Planning for the fundraiser began shortly after January of this year, and the Parentis Foundation chose the Newport Beach Tennis and Pickleball Club for the abundance of its courts and stadium seats, which they believe will enhance the experience. In addition to live music, viewers can enjoy tacos and margaritas.
The Parentis Foundation was established in 2016 when its for-profit subsidiary, Parentis Health, was looking for another way to engage seniors in the community, Petrova said. The company focuses on continuity of care for the elderly such as residential or hospice care.
“We know Orange County has such a large philanthropic community and seniors were looking for concrete volunteer opportunities,” Frechette-Artinger said in an interview Thursday. “We wanted to make an intergenerational initiative. That’s why we’ve partnered with the AARP Foundation Experience Corps in Orange County.”
According to Frechette-Artinger, volunteers work with students in a range of communities from Santa Ana to San Clemente. The program has provided services to at least 800 students, provided at least 2,000 tutoring hours and provided more than 40,000 hours by volunteers, she said.
Chris Johnston of Rancho Santa Margarita said he has been part of the program since day one.
Johnston, 73, said his wife saw a small ad in the newspaper and cut it out for him, suggesting he might like it. After attending a brief seminar led by Frechette-Artinger, Johnston said, “You know what? Sign me up.”
Johnston has been a tutor for five years and has tutored around 20 to 25 children from first through fourth grade.
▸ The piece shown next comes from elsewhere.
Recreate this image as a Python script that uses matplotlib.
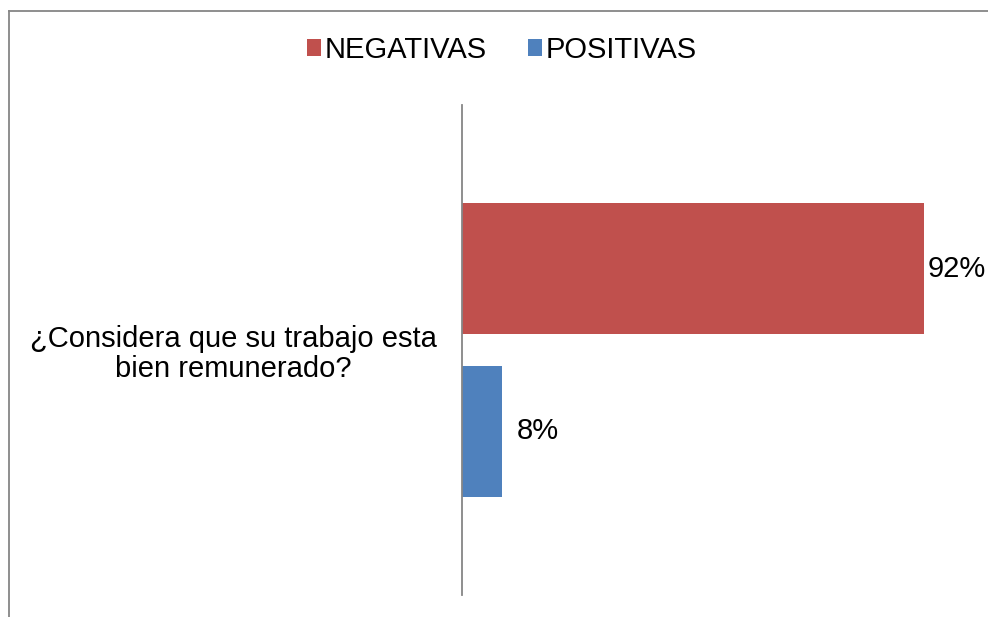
import matplotlib

matplotlib.use("Agg")
import matplotlib.pyplot as plt
from matplotlib.lines import Line2D

plt.rcParams["font.family"] = ["Liberation Sans", "DejaVu Sans"]

# survey answers (percent of respondents)
CATEGORIES = ["¿Considera que su trabajo esta\nbien remunerado?"]
SERIES_NAMES = ["NEGATIVAS", "POSITIVAS"]
NEGATIVAS = [92]
POSITIVAS = [8]

COLORS = {"NEGATIVAS": "#C0504D", "POSITIVAS": "#4F81BD"}
AXIS_GRAY = "#868686"
FS = 21

fig = plt.figure(figsize=(9.88, 6.17), dpi=100, facecolor="white")
ax = fig.add_axes([462 / 988, 22 / 617, 502 / 988, 490 / 617])

bar_h = 0.267
offset = 0.166
series = [("NEGATIVAS", NEGATIVAS, offset, 4), ("POSITIVAS", POSITIVAS, -offset, 15)]
for name, vals, dy, pad_px in series:
    ys = [i + dy for i in range(len(CATEGORIES))]
    bars = ax.barh(ys, vals, height=bar_h, color=COLORS[name], label=name)
    for b, v in zip(bars, vals):
        ax.annotate(
            f"{v}%",
            xy=(b.get_width(), b.get_y() + b.get_height() / 2),
            xytext=(pad_px * 0.72, 0),
            textcoords="offset points",
            ha="left",
            va="center",
            fontsize=FS,
            annotation_clip=False,
        )

ax.set_xlim(0, 100)
ax.set_ylim(-0.5, len(CATEGORIES) - 0.5)
for side in ("top", "right", "bottom"):
    ax.spines[side].set_visible(False)
ax.spines["left"].set_color(AXIS_GRAY)
ax.spines["left"].set_linewidth(1.3)
ax.set_xticks([])
ax.set_yticks(range(len(CATEGORIES)))
ax.set_yticklabels(CATEGORIES, fontsize=FS, multialignment="center", linespacing=1.1)
ax.tick_params(axis="y", length=0, pad=18)

handles, labels = ax.get_legend_handles_labels()
fig.legend(
    handles,
    labels,
    loc="center",
    bbox_to_anchor=(0.508, 1 - 50 / 617),
    ncol=2,
    frameon=False,
    fontsize=FS,
    handlelength=0.5,
    handleheight=0.5,
    handletextpad=0.12,
    columnspacing=1.4,
    borderaxespad=0,
)

# outer frame of the chart area (top and left edges)
fig.add_artist(Line2D([9 / 988, 1], [1 - 11 / 617] * 2, color=AXIS_GRAY, lw=1.3, transform=fig.transFigure))
fig.add_artist(Line2D([9 / 988] * 2, [0, 1 - 11 / 617], color=AXIS_GRAY, lw=1.3, transform=fig.transFigure))

fig.savefig("out.png", dpi=100, facecolor="white")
Johnston donates to the organization and also sits on the foundation’s board of directors.
“I see literacy as the #1 barrier to success. If you can’t read, there’s nothing you can do,” Johnston said, adding that tutors don’t just read with students, but work their way through a structured system of books that grow with increasing difficulty. “I will tutor as long as I can get up in the morning. It’s just a great, great program.
“Our very first tutoring period was at the Boys & Girls Club from [Capistrano] Valley here in Rancho Santa Margarita. We weren’t many. We were few and now I think we have over 100 or some weird tutors.”
Frechette-Artinger said the tournament will be accepting registrations for two-person teams through Friday, July 15. Interested readers can register at parentisfoundation.org/pickleball.
“This tournament will really help support the nine different in-school and out-of-school programs that we already participate in,” said Frechette-Artinger.